▸ Work to be completed
Every line of the material is to be quoted verbatim, minus the pictures.

▸ Supplied information
START

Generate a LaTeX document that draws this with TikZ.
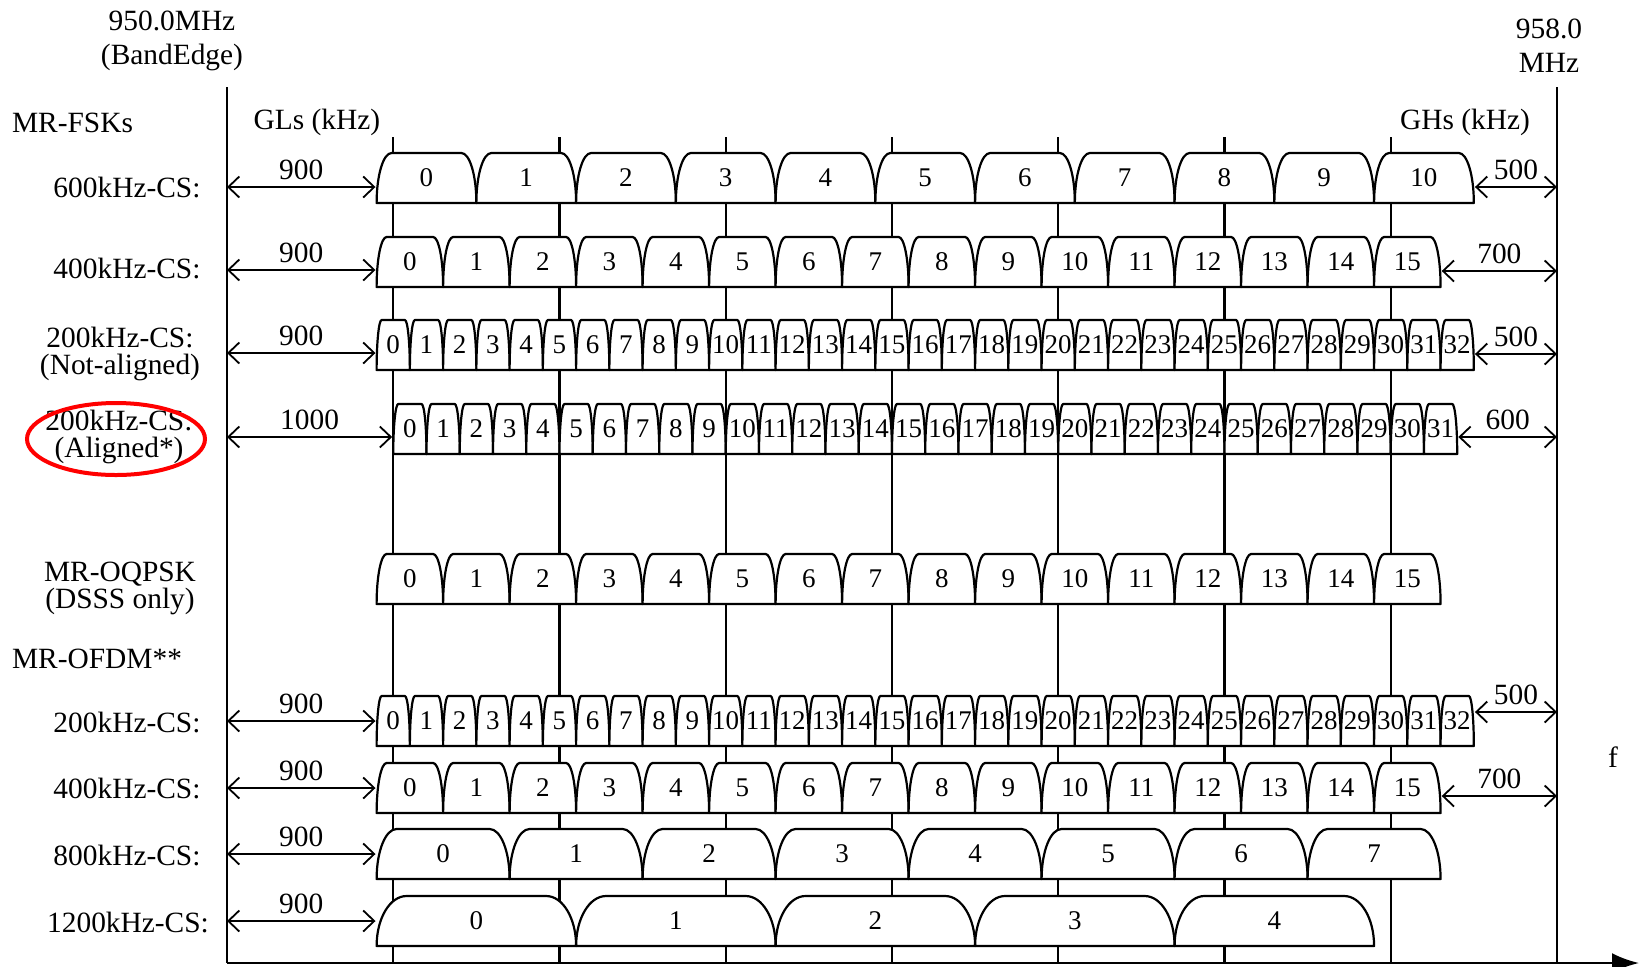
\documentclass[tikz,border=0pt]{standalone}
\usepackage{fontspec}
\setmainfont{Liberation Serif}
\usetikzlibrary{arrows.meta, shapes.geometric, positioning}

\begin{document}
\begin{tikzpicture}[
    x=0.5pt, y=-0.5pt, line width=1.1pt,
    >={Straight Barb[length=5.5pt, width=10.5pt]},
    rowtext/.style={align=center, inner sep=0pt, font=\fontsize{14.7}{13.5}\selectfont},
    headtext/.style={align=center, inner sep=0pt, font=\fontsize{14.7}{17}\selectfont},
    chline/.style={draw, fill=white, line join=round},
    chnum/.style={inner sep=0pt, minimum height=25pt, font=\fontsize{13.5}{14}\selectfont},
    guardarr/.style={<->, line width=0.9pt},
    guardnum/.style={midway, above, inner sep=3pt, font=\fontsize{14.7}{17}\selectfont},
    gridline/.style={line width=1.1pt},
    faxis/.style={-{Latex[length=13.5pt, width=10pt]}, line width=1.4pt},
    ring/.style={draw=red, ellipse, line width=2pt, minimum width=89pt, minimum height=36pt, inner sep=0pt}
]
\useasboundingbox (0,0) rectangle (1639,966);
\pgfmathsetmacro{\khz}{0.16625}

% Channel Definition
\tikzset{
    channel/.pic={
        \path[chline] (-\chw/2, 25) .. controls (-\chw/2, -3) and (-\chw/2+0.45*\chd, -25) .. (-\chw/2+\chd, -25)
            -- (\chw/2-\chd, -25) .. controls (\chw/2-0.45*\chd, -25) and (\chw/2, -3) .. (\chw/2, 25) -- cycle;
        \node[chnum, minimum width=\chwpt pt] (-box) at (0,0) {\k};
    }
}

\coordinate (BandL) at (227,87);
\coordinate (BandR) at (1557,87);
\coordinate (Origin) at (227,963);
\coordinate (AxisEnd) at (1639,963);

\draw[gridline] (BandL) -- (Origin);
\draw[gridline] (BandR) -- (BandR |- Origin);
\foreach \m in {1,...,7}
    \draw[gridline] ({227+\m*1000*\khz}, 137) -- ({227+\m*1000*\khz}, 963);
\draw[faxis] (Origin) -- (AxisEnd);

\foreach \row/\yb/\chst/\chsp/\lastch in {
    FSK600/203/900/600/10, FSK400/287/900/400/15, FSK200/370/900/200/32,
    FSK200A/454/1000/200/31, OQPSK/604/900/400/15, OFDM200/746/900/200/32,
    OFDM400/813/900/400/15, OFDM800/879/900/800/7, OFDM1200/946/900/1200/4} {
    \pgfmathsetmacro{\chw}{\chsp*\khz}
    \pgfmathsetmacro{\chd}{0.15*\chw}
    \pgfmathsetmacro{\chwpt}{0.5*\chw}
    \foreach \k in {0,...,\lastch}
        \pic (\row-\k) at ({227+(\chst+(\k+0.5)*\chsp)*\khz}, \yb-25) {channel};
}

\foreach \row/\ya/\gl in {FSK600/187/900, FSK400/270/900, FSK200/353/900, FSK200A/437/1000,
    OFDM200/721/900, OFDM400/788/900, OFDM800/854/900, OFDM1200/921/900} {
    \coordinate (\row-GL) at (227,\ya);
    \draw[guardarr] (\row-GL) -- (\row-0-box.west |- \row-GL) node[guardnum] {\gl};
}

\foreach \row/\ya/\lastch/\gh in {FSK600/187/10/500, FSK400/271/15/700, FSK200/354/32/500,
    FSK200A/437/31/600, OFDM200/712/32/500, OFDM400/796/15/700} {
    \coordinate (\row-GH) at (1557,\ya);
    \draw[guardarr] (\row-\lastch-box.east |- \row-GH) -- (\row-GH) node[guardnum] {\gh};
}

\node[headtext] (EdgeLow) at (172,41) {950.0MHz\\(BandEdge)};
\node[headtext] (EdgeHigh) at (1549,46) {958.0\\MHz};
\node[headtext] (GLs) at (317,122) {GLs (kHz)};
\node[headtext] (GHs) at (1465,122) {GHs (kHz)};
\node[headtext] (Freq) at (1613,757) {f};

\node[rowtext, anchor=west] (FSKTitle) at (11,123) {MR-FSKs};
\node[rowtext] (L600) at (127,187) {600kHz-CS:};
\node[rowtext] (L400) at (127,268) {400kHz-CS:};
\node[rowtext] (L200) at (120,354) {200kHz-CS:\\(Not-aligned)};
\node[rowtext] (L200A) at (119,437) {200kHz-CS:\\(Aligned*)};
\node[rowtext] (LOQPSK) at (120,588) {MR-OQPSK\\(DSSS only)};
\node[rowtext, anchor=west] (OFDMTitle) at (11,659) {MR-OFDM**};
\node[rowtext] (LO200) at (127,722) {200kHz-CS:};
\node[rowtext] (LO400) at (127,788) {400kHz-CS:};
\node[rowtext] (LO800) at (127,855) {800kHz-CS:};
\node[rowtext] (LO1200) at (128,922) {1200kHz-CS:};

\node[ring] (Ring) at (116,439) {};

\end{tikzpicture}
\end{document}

END

▸ Task result
Generate a LaTeX document that draws this with TikZ.
\documentclass[tikz,border=0pt]{standalone}
\usepackage{fontspec}
\setmainfont{Liberation Serif}
\usetikzlibrary{arrows.meta, shapes.geometric, positioning}

\begin{document}
\begin{tikzpicture}[
    x=0.5pt, y=-0.5pt, line width=1.1pt,
    >={Straight Barb[length=5.5pt, width=10.5pt]},
    rowtext/.style={align=center, inner sep=0pt, font=\fontsize{14.7}{13.5}\selectfont},
    headtext/.style={align=center, inner sep=0pt, font=\fontsize{14.7}{17}\selectfont},
    chline/.style={draw, fill=white, line join=round},
    chnum/.style={inner sep=0pt, minimum height=25pt, font=\fontsize{13.5}{14}\selectfont},
    guardarr/.style={<->, line width=0.9pt},
    guardnum/.style={midway, above, inner sep=3pt, font=\fontsize{14.7}{17}\selectfont},
    gridline/.style={line width=1.1pt},
    faxis/.style={-{Latex[length=13.5pt, width=10pt]}, line width=1.4pt},
    ring/.style={draw=red, ellipse, line width=2pt, minimum width=89pt, minimum height=36pt, inner sep=0pt}
]
\useasboundingbox (0,0) rectangle (1639,966);
\pgfmathsetmacro{\khz}{0.16625}

% Channel Definition
\tikzset{
    channel/.pic={
        \path[chline] (-\chw/2, 25) .. controls (-\chw/2, -3) and (-\chw/2+0.45*\chd, -25) .. (-\chw/2+\chd, -25)
            -- (\chw/2-\chd, -25) .. controls (\chw/2-0.45*\chd, -25) and (\chw/2, -3) .. (\chw/2, 25) -- cycle;
        \node[chnum, minimum width=\chwpt pt] (-box) at (0,0) {\k};
    }
}

\coordinate (BandL) at (227,87);
\coordinate (BandR) at (1557,87);
\coordinate (Origin) at (227,963);
\coordinate (AxisEnd) at (1639,963);

\draw[gridline] (BandL) -- (Origin);
\draw[gridline] (BandR) -- (BandR |- Origin);
\foreach \m in {1,...,7}
    \draw[gridline] ({227+\m*1000*\khz}, 137) -- ({227+\m*1000*\khz}, 963);
\draw[faxis] (Origin) -- (AxisEnd);

\foreach \row/\yb/\chst/\chsp/\lastch in {
    FSK600/203/900/600/10, FSK400/287/900/400/15, FSK200/370/900/200/32,
    FSK200A/454/1000/200/31, OQPSK/604/900/400/15, OFDM200/746/900/200/32,
    OFDM400/813/900/400/15, OFDM800/879/900/800/7, OFDM1200/946/900/1200/4} {
    \pgfmathsetmacro{\chw}{\chsp*\khz}
    \pgfmathsetmacro{\chd}{0.15*\chw}
    \pgfmathsetmacro{\chwpt}{0.5*\chw}
    \foreach \k in {0,...,\lastch}
        \pic (\row-\k) at ({227+(\chst+(\k+0.5)*\chsp)*\khz}, \yb-25) {channel};
}

\foreach \row/\ya/\gl in {FSK600/187/900, FSK400/270/900, FSK200/353/900, FSK200A/437/1000,
    OFDM200/721/900, OFDM400/788/900, OFDM800/854/900, OFDM1200/921/900} {
    \coordinate (\row-GL) at (227,\ya);
    \draw[guardarr] (\row-GL) -- (\row-0-box.west |- \row-GL) node[guardnum] {\gl};
}

\foreach \row/\ya/\lastch/\gh in {FSK600/187/10/500, FSK400/271/15/700, FSK200/354/32/500,
    FSK200A/437/31/600, OFDM200/712/32/500, OFDM400/796/15/700} {
    \coordinate (\row-GH) at (1557,\ya);
    \draw[guardarr] (\row-\lastch-box.east |- \row-GH) -- (\row-GH) node[guardnum] {\gh};
}

\node[headtext] (EdgeLow) at (172,41) {950.0MHz\\(BandEdge)};
\node[headtext] (EdgeHigh) at (1549,46) {958.0\\MHz};
\node[headtext] (GLs) at (317,122) {GLs (kHz)};
\node[headtext] (GHs) at (1465,122) {GHs (kHz)};
\node[headtext] (Freq) at (1613,757) {f};

\node[rowtext, anchor=west] (FSKTitle) at (11,123) {MR-FSKs};
\node[rowtext] (L600) at (127,187) {600kHz-CS:};
\node[rowtext] (L400) at (127,268) {400kHz-CS:};
\node[rowtext] (L200) at (120,354) {200kHz-CS:\\(Not-aligned)};
\node[rowtext] (L200A) at (119,437) {200kHz-CS:\\(Aligned*)};
\node[rowtext] (LOQPSK) at (120,588) {MR-OQPSK\\(DSSS only)};
\node[rowtext, anchor=west] (OFDMTitle) at (11,659) {MR-OFDM**};
\node[rowtext] (LO200) at (127,722) {200kHz-CS:};
\node[rowtext] (LO400) at (127,788) {400kHz-CS:};
\node[rowtext] (LO800) at (127,855) {800kHz-CS:};
\node[rowtext] (LO1200) at (128,922) {1200kHz-CS:};

\node[ring] (Ring) at (116,439) {};

\end{tikzpicture}
\end{document}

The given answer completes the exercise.